Triad to join Southwestern Conference
By Anthony Jones
The Triad Knights will be joining a new athletics conference for the 2026-2027 school year.
Triad, who currently competes in the Mississippi Valley Conference, received school board approval on Feb. 24 to move to the Southwestern Conference.
Current members of the Southwestern Conference include Alton, Belleville East, Belleville West, Collinsville, East St. Louis, Edwardsville and O’Fallon.
The decision to move to the Southwestern Conference comes after months of discussions to determine Triad’s best path moving forward. Another option given consideration was joining the South Seven Conference, which currently consists of Cahokia, Carbondale, Centralia, Marion and Mt. Vernon.
“I think this will raise the level of competitiveness overall among all sports and will better prepare our programs for the postseason, not to mention it will create more recruiting possibilities for our athletes. All of this combined with much less travel for all of our programs at every level compared to joining the South Seven made this a great fit for our district for now,” Triad Athletic Director Kenny Deatherage spoke of choosing the Southwestern.

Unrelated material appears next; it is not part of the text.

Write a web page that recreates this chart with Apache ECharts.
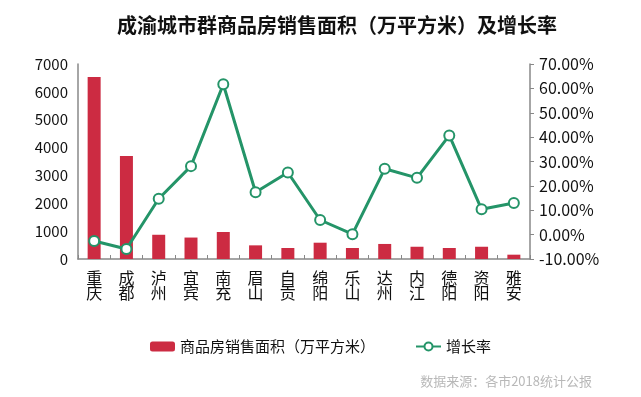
<!DOCTYPE html>
<html>
<head>
<meta charset="utf-8">
<script src="https://cdn.jsdelivr.net/npm/echarts@6/dist/echarts.min.js"></script>
<style>
  html, body { margin: 0; padding: 0; background: #fff; }
  #main { width: 641px; height: 397px; }
</style>
</head>
<body>
<div id="main"></div>
<script>
// data
const cities = ['重庆', '成都', '泸州', '宜宾', '南充', '眉山', '自贡', '绵阳', '乐山', '达州', '内江', '德阳', '资阳', '雅安'];
const salesArea = [6530, 3700, 870, 770, 970, 490, 395, 585, 395, 540, 440, 395, 440, 155];
const growthRate = [-2.6, -5.9, 14.7, 28.1, 61.7, 17.4, 25.5, 6.0, 0.2, 27.0, 23.3, 40.7, 10.4, 13.0];

const font = '"Noto Sans CJK SC", "Noto Sans", sans-serif';

let chart = echarts.init(document.getElementById('main'));

let option = {
    backgroundColor: '#fff',
    textStyle: { fontFamily: font },
    title: [{
        text: '成渝城市群商品房销售面积（万平方米）及增长率',
        left: 112,
        top: 10,
        textStyle: { fontSize: 20, fontWeight: 'bold', color: '#111', fontFamily: font }
    }, {
        text: '数据来源：各市2018统计公报',
        right: 44,
        top: 370,
        textStyle: { fontSize: 13, fontWeight: 'normal', color: '#b8b8b8', fontFamily: font }
    }],
    legend: {
        bottom: 38,
        left: 'center',
        itemWidth: 25,
        itemHeight: 10,
        itemGap: 40,
        textStyle: { fontSize: 15, color: '#111', fontFamily: font },
        data: ['商品房销售面积（万平方米）', '增长率']
    },
    grid: { left: 78, right: 111, top: 64, bottom: 138 },
    xAxis: {
        type: 'category',
        data: cities,
        axisLine: { lineStyle: { color: '#888', width: 1.5 } },
        axisTick: { show: true, inside: true, length: 4, lineStyle: { color: '#888' } },
        axisLabel: {
            color: '#111',
            fontSize: 16,
            lineHeight: 15,
            interval: 0,
            margin: 11,
            formatter: v => v.split('').join('\n')
        }
    },
    yAxis: [{
        type: 'value',
        min: 0,
        max: 7000,
        interval: 1000,
        axisLine: { show: true, lineStyle: { color: '#888', width: 1.5 } },
        axisTick: { show: false },
        splitLine: { show: false },
        axisLabel: { color: '#111', fontSize: 15, margin: 10, formatter: v => String(v) }
    }, {
        type: 'value',
        min: -10,
        max: 70,
        interval: 10,
        axisLine: { show: true, lineStyle: { color: '#888', width: 1.5 } },
        axisTick: { show: true, length: 4, lineStyle: { color: '#888' } },
        splitLine: { show: false },
        axisLabel: { color: '#111', fontSize: 16, margin: 9, formatter: v => v.toFixed(2) + '%' }
    }],
    series: [{
        name: '商品房销售面积（万平方米）',
        type: 'bar',
        data: salesArea,
        barWidth: 13,
        itemStyle: { color: '#cc2b42' }
    }, {
        name: '增长率',
        type: 'line',
        yAxisIndex: 1,
        data: growthRate,
        symbol: 'emptyCircle',
        symbolSize: 10,
        lineStyle: { color: '#249468', width: 3 },
        itemStyle: { color: '#249468', borderWidth: 1.5 }
    }]
};

chart.setOption(option);
</script>
</body>
</html>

Triad will not be the only Mississippi Valley squad to join the Southwestern, as Mascoutah has also received board approval to join the league.
Former Southwestern squad Granite City is poised to rejoin the league, pending approval from their board. Collinsville is expected to return to the conference for football.
With the Southwestern expanding to 10 schools, two divisions will be created.
Triad, Mascoutah, Collinsville, Granite City and Alton are slated to compete within one division. East St. Louis, Edwardsville, O’Fallon, Belleville East and Belleville West will make up the other division.
The two divisions are mostly split by school enrollment, with Triad competing in the smaller school division. Division names are yet to be decided.
A determination has yet to be made regarding if these divisions will remain the same for sports that all 10 schools do not participate in.
Under this format, divisions will compete for separate conference championships and all-conference honors. Cross-division play will occur, but will vary by sport.
In football, several proposals are currently under consideration for cross-division play. A locked conference format, where teams only play conference opponents, is not currently being considered.
Triad first joined the Mississippi Valley Conference in 1971 as a founding member alongside Civic Memorial, East Alton-Wood River, Highland, Jersey, Mascoutah and Roxana.
The Knights first left the league in 1978, starting an eight year stretch of competing as an independent before joining the South Central Conference. Triad rejoined the Mississippi Valley Conference in 1993, where they have competed for the past 32 years.
“We will now be a part of a stable and highly competitive conference that is respected throughout the state of Illinois. We are going to miss the MVC as I love working with every school in the conference on a daily basis and have created some lifelong relationships with those guys, but I feel this change will benefit Triad and our student athletes for years to come,” Deatherage remarked of departing their long time home.
With the league’s current contract expires after the 2025-2026 school year, other departures from the Mississippi Valley Conference were expected.
Deatherage explained that the expected departures influenced his decision to search for a new conference, “With the ever changing landscape of conference realignment and schools continually looking for various levels of competition, it was evident that the traditional Mississippi Valley was not going to last much longer. We decided to be proactive and explore our options.”